- Court: European Court of Human Rights
- Decided: 5 May 1979

= X. and Church of Scientology v. Sweden =

European court case

X. and Church of Scientology v. Sweden (7805/77) was a case decided by the European Commission of Human Rights in 1979.

==Facts==
In 1973, the Church of Scientology of Sweden placed an advertisement for an E-meter in its periodical. The Consumer Ombudsman, acting upon complaints, requested the Market Court place an injunction prohibiting the use of certain passages in the advertisement, namely that it was "an invaluable aid to measuring man's mental state and changes in it". The court granted the injunction, and the Church's petition was rejected by the Supreme Court of Sweden.

==Decision==
The commission declared the Church's petition inadmissible. Concerning Article 9 of the European Convention on Human Rights (freedom of thought, conscience and religion), it mentioned that "the Market Court did not prevent the Church from selling the E-meter or even advertising it for sale as such" and stated that "the concept, contained in the first paragraph of Article 9, concerning the manifestation of a belief in practice does not confer protection on statement of purported religious belief which appear as selling 'arguments' in advertisements of a purely commercial nature by a religious group", therefore founding no interference with Church's rights.

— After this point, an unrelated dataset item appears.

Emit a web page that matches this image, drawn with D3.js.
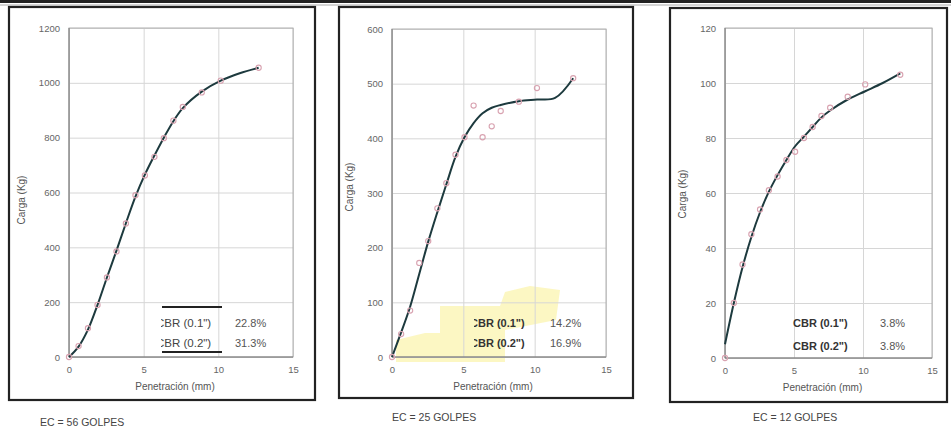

Concerning Article 10 (freedom of expression), the Commission found an interference with applicant's rights. However, it found the interference necessary in a democratic society, stating that "the test of 'necessity' in the second paragraph of Article 10 should therefore be a less strict one when applied to restraints imposed on commercial 'ideas (compared with 'political' ideas).

The case was also significant, since the Commission recognised in its decision the right of a church to petition on behalf of its members, changing the previous practice.